[RECORDED DATA]
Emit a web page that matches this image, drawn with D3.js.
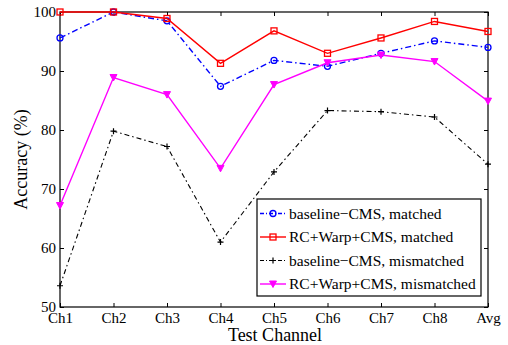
<!DOCTYPE html>
<html>
<head>
<meta charset="utf-8">
<script src="https://cdn.jsdelivr.net/npm/d3@7"></script>
<style>
  body { margin: 0; background: #fff; }
  svg, svg text { font-family: "Liberation Serif", "Times New Roman", serif !important; }
  svg { display: block; }
</style>
</head>
<body>
<svg width="508" height="345"></svg>
<script>
const channels = ["Ch1", "Ch2", "Ch3", "Ch4", "Ch5", "Ch6", "Ch7", "Ch8", "Avg"];
const baselineMatched = [95.6, 100, 98.5, 87.4, 91.8, 90.8, 93.0, 95.1, 94.0];
const rcWarpMatched = [100, 100, 98.9, 91.3, 96.8, 93.0, 95.6, 98.4, 96.7];
const baselineMismatched = [53.6, 79.8, 77.2, 61.0, 72.9, 83.3, 83.1, 82.2, 74.2];
const rcWarpMismatched = [67.2, 88.9, 86.0, 73.5, 87.7, 91.4, 92.7, 91.6, 84.9];
const yTicks = [50, 60, 70, 80, 90, 100];

const series = [
  { name: "baseline\u2212CMS, matched", values: baselineMatched, color: "#0000ff", dash: "6,3,1.5,3", marker: "circle" },
  { name: "RC+Warp+CMS, matched", values: rcWarpMatched, color: "#ff0000", dash: null, marker: "square" },
  { name: "baseline\u2212CMS, mismatched", values: baselineMismatched, color: "#000000", dash: "5,3,1.5,3", marker: "plus" },
  { name: "RC+Warp+CMS, mismatched", values: rcWarpMismatched, color: "#ff00ff", dash: null, marker: "tri" }
];

const svg = d3.select("svg");
const margin = { left: 60, right: 20, top: 12, bottom: 38 };
const width = +svg.attr("width");
const height = +svg.attr("height");
const x0 = margin.left, x1 = width - margin.right;
const y0 = height - margin.bottom, y1 = margin.top;

const x = d3.scalePoint().domain(channels).range([x0, x1]);
const y = d3.scaleLinear().domain([50, 100]).range([y0, y1]);

// axes: ticks inward on all four sides
svg.append("g").attr("transform", `translate(0,${y0})`)
  .call(d3.axisBottom(x).tickSize(-4).tickPadding(5))
  .call(g => g.select(".domain").remove());
svg.append("g").attr("transform", `translate(0,${y1})`)
  .call(d3.axisTop(x).tickSize(-4).tickFormat(""))
  .call(g => g.select(".domain").remove());
svg.append("g").attr("transform", `translate(${x0},0)`)
  .call(d3.axisLeft(y).tickValues(yTicks).tickSize(-4).tickPadding(4))
  .call(g => g.select(".domain").remove());
svg.append("g").attr("transform", `translate(${x1},0)`)
  .call(d3.axisRight(y).tickValues(yTicks).tickSize(-4).tickFormat(""))
  .call(g => g.select(".domain").remove());

svg.selectAll(".tick text")
  .attr("font-size", 15)
  .attr("fill", "#000");
svg.selectAll(".tick line").attr("stroke", "#000").attr("stroke-width", 1);

svg.append("rect")
  .attr("x", x0).attr("y", y1)
  .attr("width", x1 - x0).attr("height", y0 - y1)
  .attr("fill", "none").attr("stroke", "#000").attr("stroke-width", 1.2);

const line = d3.line().x((d, i) => x(channels[i])).y(d => y(d));

function drawMarker(g, type, color, cx, cy) {
  if (type === "circle") {
    g.append("circle").attr("cx", cx).attr("cy", cy).attr("r", 3)
      .attr("fill", "none").attr("stroke", color).attr("stroke-width", 1.3);
  } else if (type === "square") {
    g.append("rect").attr("x", cx - 3).attr("y", cy - 3).attr("width", 6).attr("height", 6)
      .attr("fill", "none").attr("stroke", color).attr("stroke-width", 1.3);
  } else if (type === "plus") {
    g.append("path").attr("d", `M${cx - 3},${cy}H${cx + 3}M${cx},${cy - 3}V${cy + 3}`)
      .attr("stroke", color).attr("stroke-width", 1.2);
  } else if (type === "tri") {
    g.append("path").attr("d", `M${cx - 3.5},${cy - 3}L${cx + 3.5},${cy - 3}L${cx},${cy + 3.5}Z`)
      .attr("fill", color).attr("stroke", color).attr("stroke-width", 1);
  }
}

series.forEach(s => {
  const g = svg.append("g");
  g.append("path")
    .attr("d", line(s.values))
    .attr("fill", "none")
    .attr("stroke", s.color)
    .attr("stroke-width", s.marker === "plus" ? 1.1 : 1.4)
    .attr("stroke-dasharray", s.dash);
  s.values.forEach((v, i) => drawMarker(g, s.marker, s.color, x(channels[i]), y(v)));
});

// legend
const lg = svg.append("g").attr("transform", "translate(257,199)");
lg.append("rect").attr("width", 224).attr("height", 97)
  .attr("fill", "#fff").attr("stroke", "#000").attr("stroke-width", 1.2);
series.forEach((s, i) => {
  const ly = 14.5 + i * 23.5;
  lg.append("line").attr("x1", 3).attr("x2", 29).attr("y1", ly).attr("y2", ly)
    .attr("stroke", s.color).attr("stroke-width", s.marker === "plus" ? 1.1 : 1.4)
    .attr("stroke-dasharray", s.dash ? "4,2,1,2" : null);
  drawMarker(lg, s.marker, s.color, 16, ly);
  lg.append("text").attr("x", 32).attr("y", ly + 5)
    .attr("font-size", 15.5).text(s.name);
});

svg.append("text")
  .attr("x", 275).attr("y", 341)
  .attr("text-anchor", "middle").attr("font-size", 18)
  .text("Test Channel");
svg.append("text")
  .attr("transform", `translate(27,${(y0 + y1) / 2}) rotate(-90)`)
  .attr("text-anchor", "middle").attr("font-size", 18)
  .text("Accuracy (%)");
</script>
</body>
</html>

[PROBLEM STATEMENT]
Only the lines from the start of the material through the line containing "const yTicks = [50, 60, 70, 80, 90, 100];" should be transcribed. Pictures stay out.

[THE ANSWER]
Emit a web page that matches this image, drawn with D3.js.
<!DOCTYPE html>
<html>
<head>
<meta charset="utf-8">
<script src="https://cdn.jsdelivr.net/npm/d3@7"></script>
<style>
  body { margin: 0; background: #fff; }
  svg, svg text { font-family: "Liberation Serif", "Times New Roman", serif !important; }
  svg { display: block; }
</style>
</head>
<body>
<svg width="508" height="345"></svg>
<script>
const channels = ["Ch1", "Ch2", "Ch3", "Ch4", "Ch5", "Ch6", "Ch7", "Ch8", "Avg"];
const baselineMatched = [95.6, 100, 98.5, 87.4, 91.8, 90.8, 93.0, 95.1, 94.0];
const rcWarpMatched = [100, 100, 98.9, 91.3, 96.8, 93.0, 95.6, 98.4, 96.7];
const baselineMismatched = [53.6, 79.8, 77.2, 61.0, 72.9, 83.3, 83.1, 82.2, 74.2];
const rcWarpMismatched = [67.2, 88.9, 86.0, 73.5, 87.7, 91.4, 92.7, 91.6, 84.9];
const yTicks = [50, 60, 70, 80, 90, 100];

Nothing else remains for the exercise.